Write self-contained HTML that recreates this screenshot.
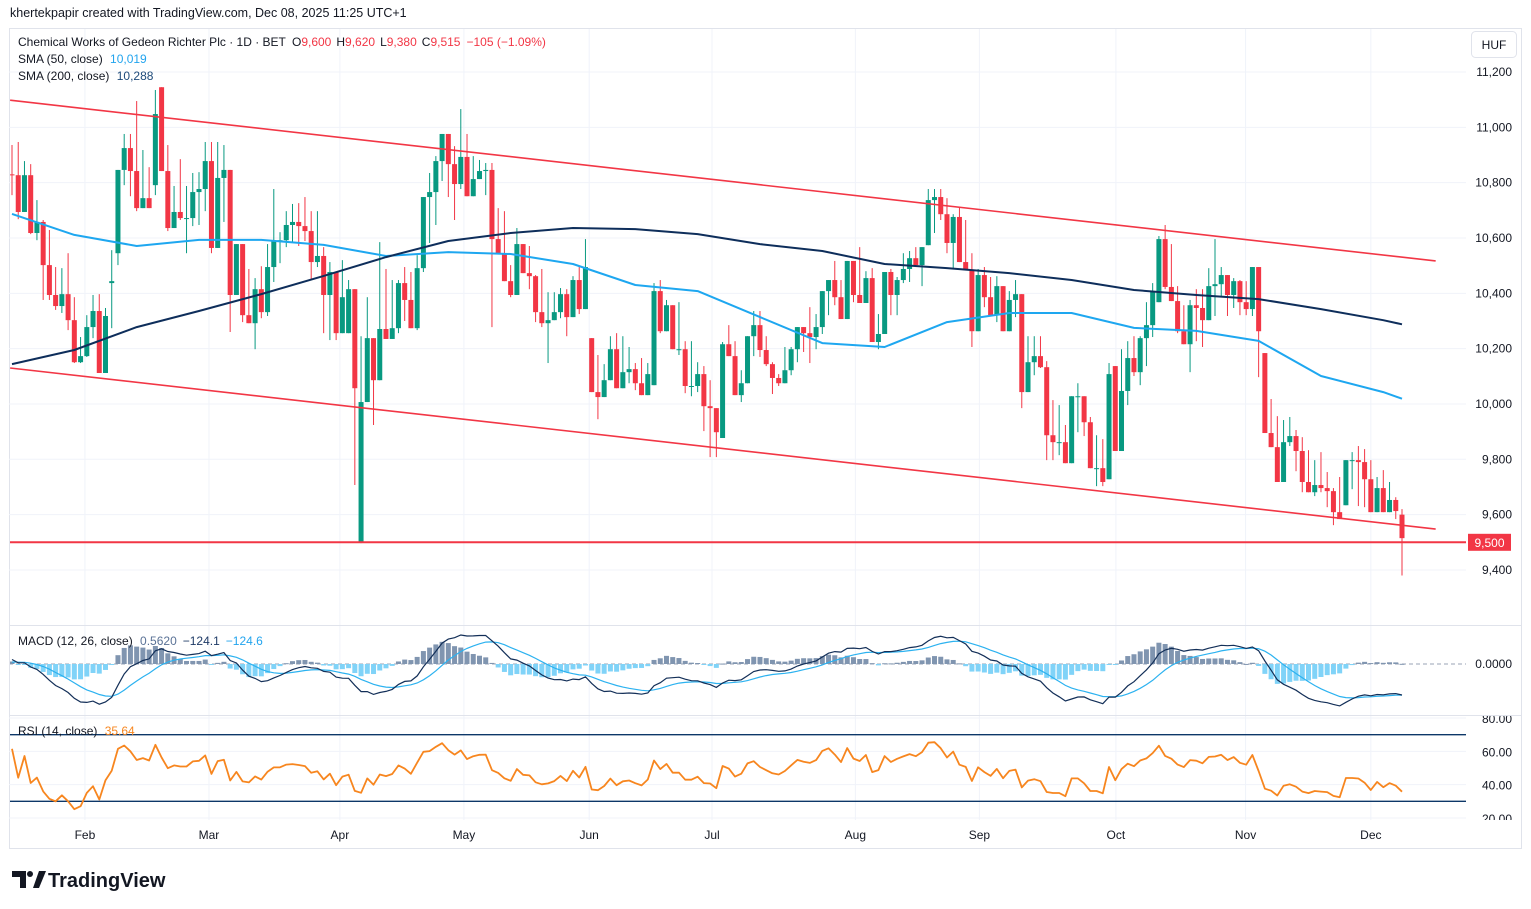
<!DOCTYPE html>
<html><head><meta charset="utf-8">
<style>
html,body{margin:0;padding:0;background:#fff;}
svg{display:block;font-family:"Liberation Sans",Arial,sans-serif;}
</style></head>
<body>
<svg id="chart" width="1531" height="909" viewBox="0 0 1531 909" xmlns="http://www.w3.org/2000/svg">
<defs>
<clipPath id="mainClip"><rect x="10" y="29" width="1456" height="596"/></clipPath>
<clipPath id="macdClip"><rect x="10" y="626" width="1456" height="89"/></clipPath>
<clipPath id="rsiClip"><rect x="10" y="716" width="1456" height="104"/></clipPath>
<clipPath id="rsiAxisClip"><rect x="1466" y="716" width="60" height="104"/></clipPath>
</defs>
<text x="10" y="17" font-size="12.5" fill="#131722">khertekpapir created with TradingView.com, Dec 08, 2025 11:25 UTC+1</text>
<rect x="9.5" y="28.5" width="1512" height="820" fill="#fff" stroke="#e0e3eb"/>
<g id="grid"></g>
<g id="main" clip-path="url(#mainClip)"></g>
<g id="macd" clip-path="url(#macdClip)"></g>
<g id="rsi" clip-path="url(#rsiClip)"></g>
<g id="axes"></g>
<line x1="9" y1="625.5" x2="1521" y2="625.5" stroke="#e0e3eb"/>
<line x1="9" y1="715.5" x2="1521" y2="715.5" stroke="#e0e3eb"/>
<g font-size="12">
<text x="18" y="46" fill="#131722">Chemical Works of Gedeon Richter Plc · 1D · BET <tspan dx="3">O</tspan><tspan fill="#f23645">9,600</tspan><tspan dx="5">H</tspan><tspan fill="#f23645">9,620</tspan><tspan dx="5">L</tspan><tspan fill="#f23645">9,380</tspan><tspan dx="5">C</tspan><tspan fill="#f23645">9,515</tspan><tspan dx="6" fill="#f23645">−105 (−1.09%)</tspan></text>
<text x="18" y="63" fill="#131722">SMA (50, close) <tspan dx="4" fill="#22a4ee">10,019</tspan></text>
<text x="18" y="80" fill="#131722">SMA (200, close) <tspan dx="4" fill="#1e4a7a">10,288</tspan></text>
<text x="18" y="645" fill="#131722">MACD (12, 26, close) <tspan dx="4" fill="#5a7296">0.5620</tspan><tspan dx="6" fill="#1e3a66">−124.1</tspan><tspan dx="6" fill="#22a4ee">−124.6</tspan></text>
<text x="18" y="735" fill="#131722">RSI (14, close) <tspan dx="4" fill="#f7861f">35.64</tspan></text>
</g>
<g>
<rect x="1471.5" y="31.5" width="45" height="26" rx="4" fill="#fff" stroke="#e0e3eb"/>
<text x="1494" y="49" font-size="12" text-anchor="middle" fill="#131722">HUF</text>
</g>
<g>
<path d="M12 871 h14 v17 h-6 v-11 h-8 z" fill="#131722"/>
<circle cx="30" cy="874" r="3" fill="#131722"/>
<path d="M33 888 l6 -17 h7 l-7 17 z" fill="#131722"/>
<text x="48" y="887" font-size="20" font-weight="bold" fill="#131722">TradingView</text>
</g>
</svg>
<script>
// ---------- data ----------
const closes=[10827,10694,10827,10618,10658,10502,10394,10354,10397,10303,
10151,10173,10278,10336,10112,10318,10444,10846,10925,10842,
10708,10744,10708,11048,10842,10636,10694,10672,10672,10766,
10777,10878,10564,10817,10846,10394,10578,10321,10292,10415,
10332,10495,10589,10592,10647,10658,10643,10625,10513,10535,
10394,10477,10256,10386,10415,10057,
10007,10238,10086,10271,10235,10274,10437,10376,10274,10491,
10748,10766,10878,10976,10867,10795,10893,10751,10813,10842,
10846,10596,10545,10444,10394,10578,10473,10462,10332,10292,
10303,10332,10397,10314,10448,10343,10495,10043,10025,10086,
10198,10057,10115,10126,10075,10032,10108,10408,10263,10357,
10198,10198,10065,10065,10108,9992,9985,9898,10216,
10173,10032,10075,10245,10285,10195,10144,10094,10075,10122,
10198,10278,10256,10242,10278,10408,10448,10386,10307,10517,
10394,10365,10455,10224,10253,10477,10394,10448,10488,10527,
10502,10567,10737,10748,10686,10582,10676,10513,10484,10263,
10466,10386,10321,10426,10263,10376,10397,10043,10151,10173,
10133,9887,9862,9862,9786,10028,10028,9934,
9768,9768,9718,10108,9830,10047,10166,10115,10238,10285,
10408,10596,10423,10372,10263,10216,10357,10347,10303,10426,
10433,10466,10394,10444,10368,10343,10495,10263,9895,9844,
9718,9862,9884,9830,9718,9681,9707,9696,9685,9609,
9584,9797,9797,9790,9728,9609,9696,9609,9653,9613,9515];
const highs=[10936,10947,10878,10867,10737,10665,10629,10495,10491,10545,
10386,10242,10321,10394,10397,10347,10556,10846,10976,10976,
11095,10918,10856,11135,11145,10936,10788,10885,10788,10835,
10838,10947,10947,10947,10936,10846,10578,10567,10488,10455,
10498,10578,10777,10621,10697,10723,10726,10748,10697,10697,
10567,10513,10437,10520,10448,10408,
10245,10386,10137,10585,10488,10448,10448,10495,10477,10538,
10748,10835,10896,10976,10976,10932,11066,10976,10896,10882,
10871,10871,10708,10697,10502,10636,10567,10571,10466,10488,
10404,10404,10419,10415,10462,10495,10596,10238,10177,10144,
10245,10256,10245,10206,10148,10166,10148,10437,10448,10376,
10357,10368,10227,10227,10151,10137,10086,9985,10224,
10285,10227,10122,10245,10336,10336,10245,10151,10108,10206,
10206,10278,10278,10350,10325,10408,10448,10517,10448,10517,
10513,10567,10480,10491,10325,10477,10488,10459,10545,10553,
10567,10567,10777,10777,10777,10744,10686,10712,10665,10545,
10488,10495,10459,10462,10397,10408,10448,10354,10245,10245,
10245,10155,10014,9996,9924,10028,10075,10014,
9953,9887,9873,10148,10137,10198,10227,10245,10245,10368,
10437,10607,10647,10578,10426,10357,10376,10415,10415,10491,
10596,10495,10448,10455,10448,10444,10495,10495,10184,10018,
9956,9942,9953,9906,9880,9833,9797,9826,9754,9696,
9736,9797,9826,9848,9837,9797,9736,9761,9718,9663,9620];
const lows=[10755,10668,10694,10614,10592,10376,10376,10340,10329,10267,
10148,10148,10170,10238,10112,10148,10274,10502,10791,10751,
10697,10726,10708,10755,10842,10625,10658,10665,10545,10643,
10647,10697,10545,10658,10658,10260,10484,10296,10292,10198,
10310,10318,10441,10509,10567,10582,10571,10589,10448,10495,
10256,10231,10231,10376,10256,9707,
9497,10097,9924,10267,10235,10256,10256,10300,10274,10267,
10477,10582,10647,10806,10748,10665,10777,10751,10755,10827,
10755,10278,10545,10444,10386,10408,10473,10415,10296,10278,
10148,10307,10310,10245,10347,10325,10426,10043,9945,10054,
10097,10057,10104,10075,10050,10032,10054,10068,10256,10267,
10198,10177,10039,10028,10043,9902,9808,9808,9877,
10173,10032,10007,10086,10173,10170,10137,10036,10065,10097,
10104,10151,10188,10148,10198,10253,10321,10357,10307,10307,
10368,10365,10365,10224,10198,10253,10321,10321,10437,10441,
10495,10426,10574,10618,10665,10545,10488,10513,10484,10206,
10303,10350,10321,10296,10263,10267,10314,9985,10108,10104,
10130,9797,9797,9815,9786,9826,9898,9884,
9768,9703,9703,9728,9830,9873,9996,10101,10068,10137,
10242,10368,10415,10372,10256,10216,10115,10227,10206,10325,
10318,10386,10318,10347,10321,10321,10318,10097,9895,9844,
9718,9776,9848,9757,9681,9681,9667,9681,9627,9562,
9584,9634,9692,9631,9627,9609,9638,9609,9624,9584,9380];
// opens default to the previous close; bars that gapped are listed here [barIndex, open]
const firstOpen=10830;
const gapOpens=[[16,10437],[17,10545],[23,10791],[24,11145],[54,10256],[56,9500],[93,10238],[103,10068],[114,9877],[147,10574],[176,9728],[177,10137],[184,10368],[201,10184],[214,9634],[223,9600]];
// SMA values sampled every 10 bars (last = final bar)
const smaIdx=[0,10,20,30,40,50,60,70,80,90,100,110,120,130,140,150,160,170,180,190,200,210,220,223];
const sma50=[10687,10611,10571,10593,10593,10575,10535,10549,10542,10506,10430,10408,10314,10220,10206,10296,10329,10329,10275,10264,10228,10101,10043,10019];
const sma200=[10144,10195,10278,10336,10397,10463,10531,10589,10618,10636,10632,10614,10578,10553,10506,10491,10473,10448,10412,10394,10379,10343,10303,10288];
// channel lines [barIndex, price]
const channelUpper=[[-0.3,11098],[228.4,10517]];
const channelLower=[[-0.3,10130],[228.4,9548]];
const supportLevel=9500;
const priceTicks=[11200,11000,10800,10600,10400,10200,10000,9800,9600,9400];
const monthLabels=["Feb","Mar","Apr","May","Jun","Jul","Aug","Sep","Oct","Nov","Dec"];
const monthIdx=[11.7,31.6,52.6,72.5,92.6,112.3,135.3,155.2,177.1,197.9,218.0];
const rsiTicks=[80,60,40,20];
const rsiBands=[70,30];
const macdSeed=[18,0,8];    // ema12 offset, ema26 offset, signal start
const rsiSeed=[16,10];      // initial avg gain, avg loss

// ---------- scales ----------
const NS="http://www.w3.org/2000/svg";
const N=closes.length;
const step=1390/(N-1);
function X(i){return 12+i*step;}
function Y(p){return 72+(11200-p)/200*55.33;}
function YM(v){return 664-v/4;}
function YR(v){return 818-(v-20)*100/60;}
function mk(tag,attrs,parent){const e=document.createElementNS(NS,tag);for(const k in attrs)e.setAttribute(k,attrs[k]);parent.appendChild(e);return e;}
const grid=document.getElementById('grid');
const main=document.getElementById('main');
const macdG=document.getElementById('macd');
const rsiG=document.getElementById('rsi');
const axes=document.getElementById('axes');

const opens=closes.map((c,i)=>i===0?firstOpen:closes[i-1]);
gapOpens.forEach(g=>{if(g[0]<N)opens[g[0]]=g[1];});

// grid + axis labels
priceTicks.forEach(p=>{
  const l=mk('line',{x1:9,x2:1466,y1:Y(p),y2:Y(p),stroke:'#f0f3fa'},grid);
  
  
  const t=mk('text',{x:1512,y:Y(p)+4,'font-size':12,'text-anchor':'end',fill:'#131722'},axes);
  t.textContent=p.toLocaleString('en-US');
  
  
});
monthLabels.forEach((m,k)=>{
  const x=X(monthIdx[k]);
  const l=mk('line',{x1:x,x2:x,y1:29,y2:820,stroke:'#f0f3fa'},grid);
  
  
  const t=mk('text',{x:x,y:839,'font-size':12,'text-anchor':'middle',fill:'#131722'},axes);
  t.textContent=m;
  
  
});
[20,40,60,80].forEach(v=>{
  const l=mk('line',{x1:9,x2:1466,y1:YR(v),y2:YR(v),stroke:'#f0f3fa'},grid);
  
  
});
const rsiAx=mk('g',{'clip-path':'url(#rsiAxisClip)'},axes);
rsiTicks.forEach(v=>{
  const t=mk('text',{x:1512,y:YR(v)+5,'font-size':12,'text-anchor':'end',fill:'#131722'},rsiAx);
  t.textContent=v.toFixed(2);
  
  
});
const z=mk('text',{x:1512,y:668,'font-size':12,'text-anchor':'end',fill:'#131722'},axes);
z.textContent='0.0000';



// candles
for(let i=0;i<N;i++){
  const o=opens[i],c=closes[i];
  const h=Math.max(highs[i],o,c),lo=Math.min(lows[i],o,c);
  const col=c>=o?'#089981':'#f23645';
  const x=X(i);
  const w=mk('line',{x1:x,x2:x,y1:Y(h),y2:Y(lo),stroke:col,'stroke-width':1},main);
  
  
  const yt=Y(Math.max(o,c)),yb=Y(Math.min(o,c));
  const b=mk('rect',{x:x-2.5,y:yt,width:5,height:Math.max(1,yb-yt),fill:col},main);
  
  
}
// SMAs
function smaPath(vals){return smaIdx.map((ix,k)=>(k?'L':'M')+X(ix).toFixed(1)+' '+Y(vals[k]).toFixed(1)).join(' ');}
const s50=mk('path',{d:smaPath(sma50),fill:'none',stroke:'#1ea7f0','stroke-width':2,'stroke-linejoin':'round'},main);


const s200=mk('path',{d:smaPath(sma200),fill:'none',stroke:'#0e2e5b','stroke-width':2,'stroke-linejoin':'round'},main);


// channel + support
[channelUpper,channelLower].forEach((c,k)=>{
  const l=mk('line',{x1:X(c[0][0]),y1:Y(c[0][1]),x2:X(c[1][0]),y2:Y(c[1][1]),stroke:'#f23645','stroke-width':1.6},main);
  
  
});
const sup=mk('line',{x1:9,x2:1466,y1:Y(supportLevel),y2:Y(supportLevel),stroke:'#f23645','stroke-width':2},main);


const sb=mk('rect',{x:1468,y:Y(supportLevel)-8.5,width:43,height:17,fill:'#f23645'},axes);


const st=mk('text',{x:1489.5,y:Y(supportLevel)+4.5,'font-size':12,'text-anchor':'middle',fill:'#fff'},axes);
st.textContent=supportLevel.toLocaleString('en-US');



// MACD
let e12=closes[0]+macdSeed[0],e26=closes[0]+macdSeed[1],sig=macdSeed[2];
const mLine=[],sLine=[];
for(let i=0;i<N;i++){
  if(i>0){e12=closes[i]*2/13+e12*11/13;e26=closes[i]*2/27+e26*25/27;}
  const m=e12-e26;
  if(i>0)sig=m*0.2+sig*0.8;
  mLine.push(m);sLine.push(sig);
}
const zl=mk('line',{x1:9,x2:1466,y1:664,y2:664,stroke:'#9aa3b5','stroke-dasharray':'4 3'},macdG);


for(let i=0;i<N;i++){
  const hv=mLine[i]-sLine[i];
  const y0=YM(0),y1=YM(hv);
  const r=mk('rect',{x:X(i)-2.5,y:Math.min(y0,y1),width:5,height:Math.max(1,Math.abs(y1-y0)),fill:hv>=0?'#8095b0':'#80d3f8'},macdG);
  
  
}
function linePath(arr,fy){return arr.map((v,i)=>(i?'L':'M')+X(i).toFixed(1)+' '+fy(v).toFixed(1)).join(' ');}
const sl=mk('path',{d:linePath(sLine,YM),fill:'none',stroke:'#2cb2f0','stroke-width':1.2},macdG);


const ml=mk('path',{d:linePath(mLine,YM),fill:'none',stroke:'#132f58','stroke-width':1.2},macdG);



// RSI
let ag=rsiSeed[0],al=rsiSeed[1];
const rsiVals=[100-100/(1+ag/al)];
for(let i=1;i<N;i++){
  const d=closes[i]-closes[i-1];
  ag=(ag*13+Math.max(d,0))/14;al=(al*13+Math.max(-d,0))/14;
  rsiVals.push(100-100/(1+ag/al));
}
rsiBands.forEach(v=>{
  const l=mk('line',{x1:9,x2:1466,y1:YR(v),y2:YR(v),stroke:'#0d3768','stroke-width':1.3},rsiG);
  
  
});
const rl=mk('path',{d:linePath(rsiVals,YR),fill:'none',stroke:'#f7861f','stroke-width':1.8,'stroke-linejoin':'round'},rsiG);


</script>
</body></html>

━━━━

- **Given exercise**:
Whichever lines contain the string "that", select and copy them.

- **Task response**:
Write self-contained HTML that recreates this screenshot.
// opens default to the previous close; bars that gapped are listed here [barIndex, open]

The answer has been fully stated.